→ **MATERIAL SHOWN**:
━━━━━━━━━━━━━━━━
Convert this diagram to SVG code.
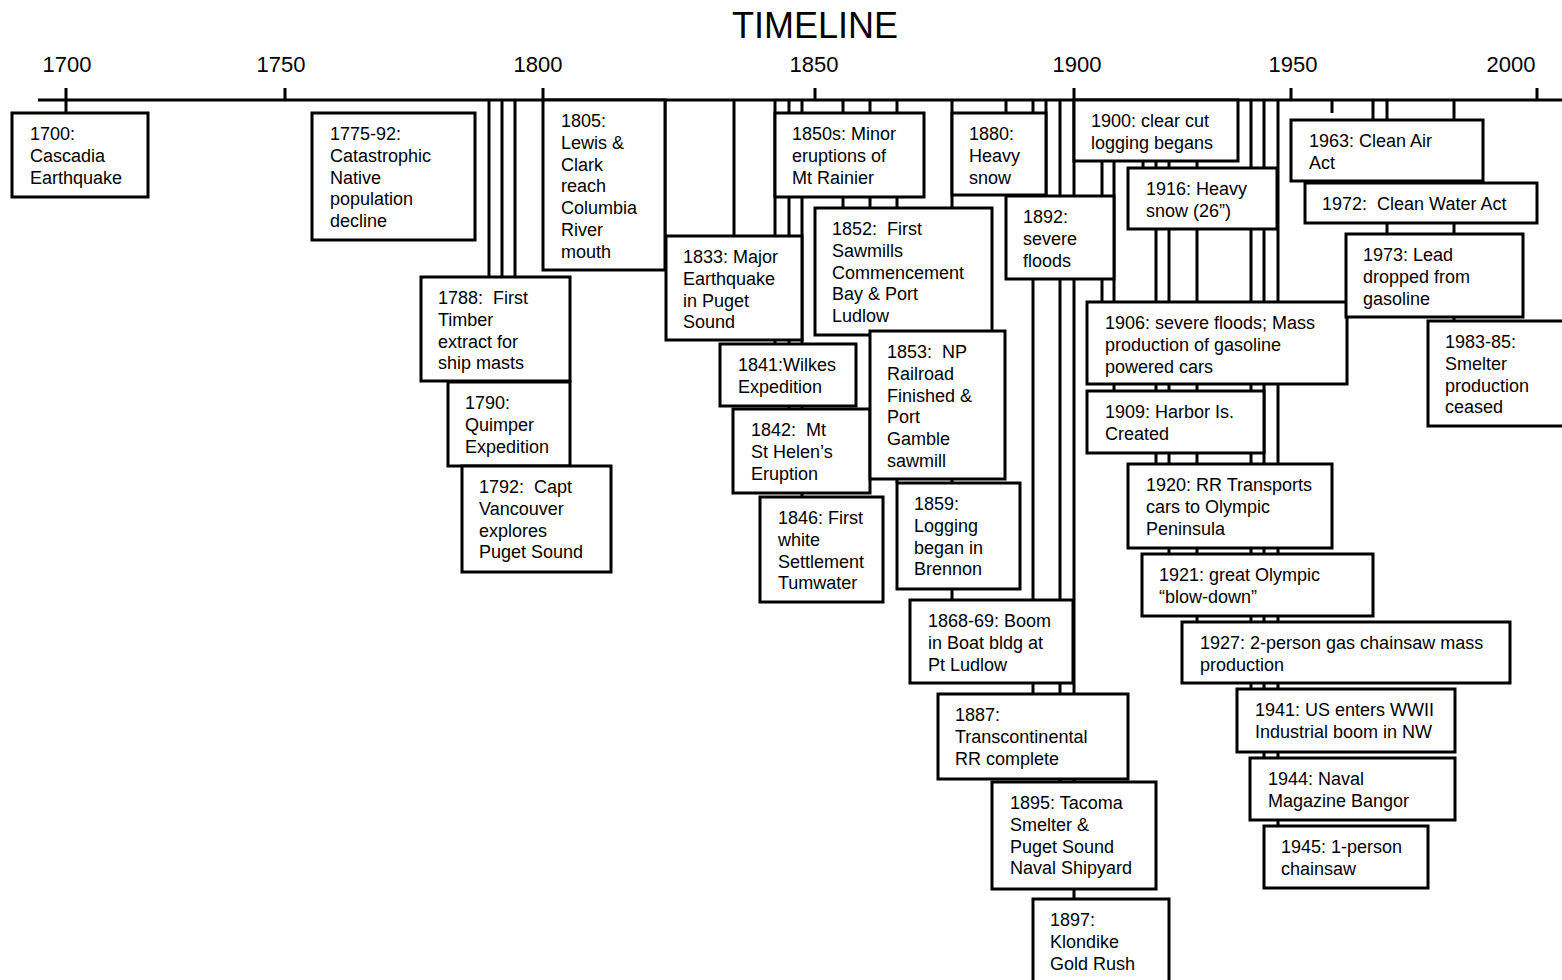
━━━━━━━━━━━━━━━━
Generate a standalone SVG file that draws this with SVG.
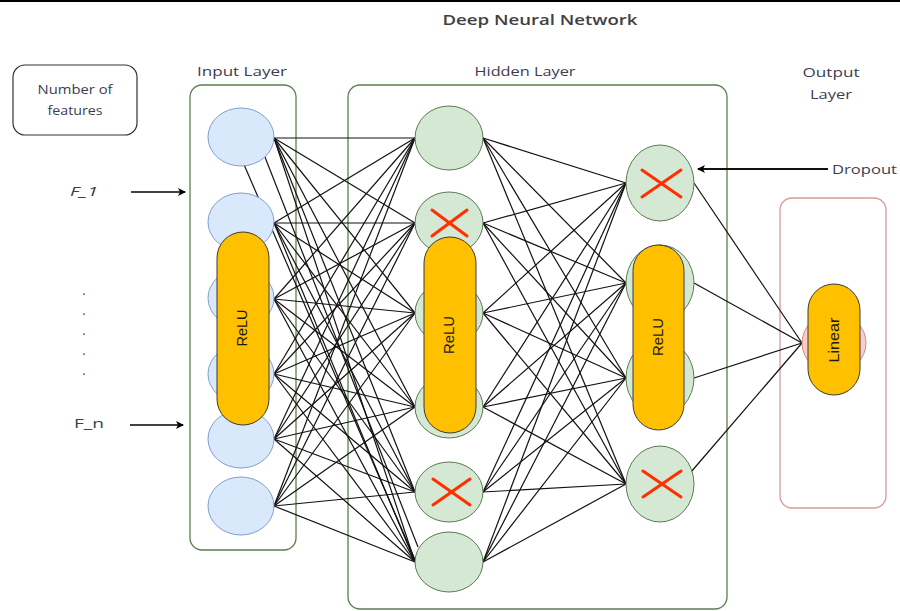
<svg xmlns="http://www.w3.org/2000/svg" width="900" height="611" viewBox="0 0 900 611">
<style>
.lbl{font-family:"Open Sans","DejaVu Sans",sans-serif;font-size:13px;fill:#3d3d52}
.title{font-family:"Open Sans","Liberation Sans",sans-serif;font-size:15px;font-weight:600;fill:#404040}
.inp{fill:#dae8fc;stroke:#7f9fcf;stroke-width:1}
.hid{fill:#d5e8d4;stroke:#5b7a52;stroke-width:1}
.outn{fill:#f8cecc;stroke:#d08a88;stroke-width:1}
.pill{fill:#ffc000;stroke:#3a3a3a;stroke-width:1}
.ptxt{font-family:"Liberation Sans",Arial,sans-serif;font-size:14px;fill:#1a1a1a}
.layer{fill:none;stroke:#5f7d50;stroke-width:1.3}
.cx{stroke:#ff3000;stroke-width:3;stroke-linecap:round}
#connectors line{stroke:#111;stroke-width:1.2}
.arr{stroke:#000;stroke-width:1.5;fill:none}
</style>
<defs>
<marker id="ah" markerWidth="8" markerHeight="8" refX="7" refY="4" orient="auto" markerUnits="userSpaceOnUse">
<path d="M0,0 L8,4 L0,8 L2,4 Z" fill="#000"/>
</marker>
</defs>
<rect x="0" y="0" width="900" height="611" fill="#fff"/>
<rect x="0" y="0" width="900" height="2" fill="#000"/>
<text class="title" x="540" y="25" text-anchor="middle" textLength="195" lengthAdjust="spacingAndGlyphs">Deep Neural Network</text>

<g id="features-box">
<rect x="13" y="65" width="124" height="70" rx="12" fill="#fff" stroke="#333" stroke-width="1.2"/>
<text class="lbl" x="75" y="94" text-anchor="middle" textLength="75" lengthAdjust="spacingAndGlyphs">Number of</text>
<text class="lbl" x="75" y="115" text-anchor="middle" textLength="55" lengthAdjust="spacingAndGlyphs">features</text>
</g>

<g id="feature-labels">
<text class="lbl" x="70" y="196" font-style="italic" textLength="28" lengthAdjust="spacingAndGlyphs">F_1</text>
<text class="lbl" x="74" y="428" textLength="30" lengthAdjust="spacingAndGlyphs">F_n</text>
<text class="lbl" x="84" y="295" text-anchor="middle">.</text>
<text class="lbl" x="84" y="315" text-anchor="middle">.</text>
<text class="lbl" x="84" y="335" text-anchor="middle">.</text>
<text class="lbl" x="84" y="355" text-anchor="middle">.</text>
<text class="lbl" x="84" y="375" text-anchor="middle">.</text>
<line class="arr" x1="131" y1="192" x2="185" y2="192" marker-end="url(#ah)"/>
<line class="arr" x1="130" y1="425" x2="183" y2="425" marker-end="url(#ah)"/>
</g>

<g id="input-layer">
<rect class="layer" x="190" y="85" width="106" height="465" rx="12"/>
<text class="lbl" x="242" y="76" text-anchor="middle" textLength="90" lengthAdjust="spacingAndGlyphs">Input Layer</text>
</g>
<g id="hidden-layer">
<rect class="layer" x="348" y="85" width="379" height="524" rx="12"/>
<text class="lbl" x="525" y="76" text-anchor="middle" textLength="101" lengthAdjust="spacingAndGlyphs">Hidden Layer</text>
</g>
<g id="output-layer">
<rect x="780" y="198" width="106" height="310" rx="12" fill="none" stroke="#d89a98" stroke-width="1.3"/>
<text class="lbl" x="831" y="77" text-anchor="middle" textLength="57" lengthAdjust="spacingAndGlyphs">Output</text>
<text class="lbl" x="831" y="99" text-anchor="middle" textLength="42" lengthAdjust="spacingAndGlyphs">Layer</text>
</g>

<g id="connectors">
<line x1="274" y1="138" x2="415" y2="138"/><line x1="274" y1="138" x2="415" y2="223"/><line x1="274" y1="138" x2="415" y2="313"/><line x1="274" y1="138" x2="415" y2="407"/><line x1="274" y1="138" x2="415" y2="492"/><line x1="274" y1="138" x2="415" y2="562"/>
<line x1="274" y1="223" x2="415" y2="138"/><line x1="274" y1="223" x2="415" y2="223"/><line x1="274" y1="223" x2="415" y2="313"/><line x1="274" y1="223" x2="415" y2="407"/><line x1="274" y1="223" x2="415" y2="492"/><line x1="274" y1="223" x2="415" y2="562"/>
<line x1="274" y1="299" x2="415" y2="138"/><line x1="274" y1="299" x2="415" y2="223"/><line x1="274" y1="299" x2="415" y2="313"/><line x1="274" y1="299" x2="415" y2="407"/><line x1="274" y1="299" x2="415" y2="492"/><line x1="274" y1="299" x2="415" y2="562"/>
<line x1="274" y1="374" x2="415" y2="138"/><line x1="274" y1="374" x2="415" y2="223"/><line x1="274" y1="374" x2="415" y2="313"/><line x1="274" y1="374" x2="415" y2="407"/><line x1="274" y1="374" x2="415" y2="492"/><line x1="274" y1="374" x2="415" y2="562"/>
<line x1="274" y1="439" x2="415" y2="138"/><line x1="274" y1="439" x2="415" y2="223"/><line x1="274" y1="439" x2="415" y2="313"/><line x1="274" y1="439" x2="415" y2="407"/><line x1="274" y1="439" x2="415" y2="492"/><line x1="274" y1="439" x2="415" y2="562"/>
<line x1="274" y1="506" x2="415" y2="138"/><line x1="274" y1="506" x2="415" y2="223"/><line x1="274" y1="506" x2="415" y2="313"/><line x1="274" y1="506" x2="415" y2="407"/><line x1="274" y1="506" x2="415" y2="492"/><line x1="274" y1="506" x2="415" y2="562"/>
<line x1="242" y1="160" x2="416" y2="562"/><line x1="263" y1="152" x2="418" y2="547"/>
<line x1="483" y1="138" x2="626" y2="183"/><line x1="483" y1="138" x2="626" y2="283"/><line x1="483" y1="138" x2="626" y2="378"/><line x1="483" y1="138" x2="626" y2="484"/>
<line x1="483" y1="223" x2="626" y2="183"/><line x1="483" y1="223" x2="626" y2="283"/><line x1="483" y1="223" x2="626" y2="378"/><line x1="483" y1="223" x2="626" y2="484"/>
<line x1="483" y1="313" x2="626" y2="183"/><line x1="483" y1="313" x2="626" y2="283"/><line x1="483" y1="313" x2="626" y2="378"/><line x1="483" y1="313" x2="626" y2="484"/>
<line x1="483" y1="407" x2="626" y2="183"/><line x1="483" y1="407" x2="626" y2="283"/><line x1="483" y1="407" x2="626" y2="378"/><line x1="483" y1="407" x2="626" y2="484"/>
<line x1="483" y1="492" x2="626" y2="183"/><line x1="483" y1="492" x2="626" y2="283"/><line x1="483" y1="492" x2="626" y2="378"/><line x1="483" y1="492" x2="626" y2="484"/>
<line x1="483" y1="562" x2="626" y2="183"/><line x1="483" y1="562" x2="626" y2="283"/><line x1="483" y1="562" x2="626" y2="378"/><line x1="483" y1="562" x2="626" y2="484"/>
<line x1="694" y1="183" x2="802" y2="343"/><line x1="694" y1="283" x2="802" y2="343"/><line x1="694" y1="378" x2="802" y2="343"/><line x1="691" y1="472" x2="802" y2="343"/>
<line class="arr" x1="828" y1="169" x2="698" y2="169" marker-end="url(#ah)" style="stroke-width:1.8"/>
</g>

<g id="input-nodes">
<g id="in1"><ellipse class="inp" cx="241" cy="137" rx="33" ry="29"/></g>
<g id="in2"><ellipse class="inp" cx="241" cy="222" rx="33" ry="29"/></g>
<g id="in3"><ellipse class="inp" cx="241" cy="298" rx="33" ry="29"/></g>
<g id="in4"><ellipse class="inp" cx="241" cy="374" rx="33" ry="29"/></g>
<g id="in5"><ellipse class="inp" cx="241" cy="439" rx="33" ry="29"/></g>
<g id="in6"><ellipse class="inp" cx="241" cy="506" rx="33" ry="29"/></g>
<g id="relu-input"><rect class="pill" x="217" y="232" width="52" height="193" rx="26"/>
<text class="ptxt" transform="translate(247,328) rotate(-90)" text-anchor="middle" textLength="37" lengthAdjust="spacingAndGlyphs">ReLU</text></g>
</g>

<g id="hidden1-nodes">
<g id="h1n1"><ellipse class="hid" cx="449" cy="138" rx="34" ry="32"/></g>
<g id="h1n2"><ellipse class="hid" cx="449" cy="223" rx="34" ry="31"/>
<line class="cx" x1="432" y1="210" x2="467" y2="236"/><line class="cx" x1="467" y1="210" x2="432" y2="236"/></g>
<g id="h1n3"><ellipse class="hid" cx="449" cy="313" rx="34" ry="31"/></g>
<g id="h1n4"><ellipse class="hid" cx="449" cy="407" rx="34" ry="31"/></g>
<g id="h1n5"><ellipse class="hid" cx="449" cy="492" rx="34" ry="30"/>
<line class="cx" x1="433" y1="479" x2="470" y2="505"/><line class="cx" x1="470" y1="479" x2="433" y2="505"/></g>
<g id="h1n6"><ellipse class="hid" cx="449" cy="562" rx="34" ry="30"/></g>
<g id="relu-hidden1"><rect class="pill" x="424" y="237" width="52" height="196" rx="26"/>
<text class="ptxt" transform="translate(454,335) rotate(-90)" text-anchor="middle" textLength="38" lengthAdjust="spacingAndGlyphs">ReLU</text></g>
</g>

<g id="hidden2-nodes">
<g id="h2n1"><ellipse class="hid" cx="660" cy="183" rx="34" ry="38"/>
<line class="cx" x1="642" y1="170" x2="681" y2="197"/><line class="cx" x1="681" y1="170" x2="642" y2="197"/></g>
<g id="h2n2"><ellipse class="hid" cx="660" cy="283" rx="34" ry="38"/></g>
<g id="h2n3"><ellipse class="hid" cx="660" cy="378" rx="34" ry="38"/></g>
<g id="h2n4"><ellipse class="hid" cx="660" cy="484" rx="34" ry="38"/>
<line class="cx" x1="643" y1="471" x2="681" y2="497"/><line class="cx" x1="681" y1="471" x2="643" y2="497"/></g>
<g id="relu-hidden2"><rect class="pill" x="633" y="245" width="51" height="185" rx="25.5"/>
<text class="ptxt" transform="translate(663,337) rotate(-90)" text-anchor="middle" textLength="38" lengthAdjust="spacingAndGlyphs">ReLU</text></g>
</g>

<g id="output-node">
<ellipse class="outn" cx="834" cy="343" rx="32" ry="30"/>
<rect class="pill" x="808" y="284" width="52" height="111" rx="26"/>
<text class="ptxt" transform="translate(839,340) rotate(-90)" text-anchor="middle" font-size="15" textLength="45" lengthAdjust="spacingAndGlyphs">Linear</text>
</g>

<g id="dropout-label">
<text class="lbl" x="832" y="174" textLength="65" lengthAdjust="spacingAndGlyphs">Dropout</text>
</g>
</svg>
━━━━━━━━━━━━━━━━
→ **AIM**:
Where a line holds "this", copy it out.

→ **SOLUTION**:
Convert this diagram to SVG code.
Generate a standalone SVG file that draws this with SVG.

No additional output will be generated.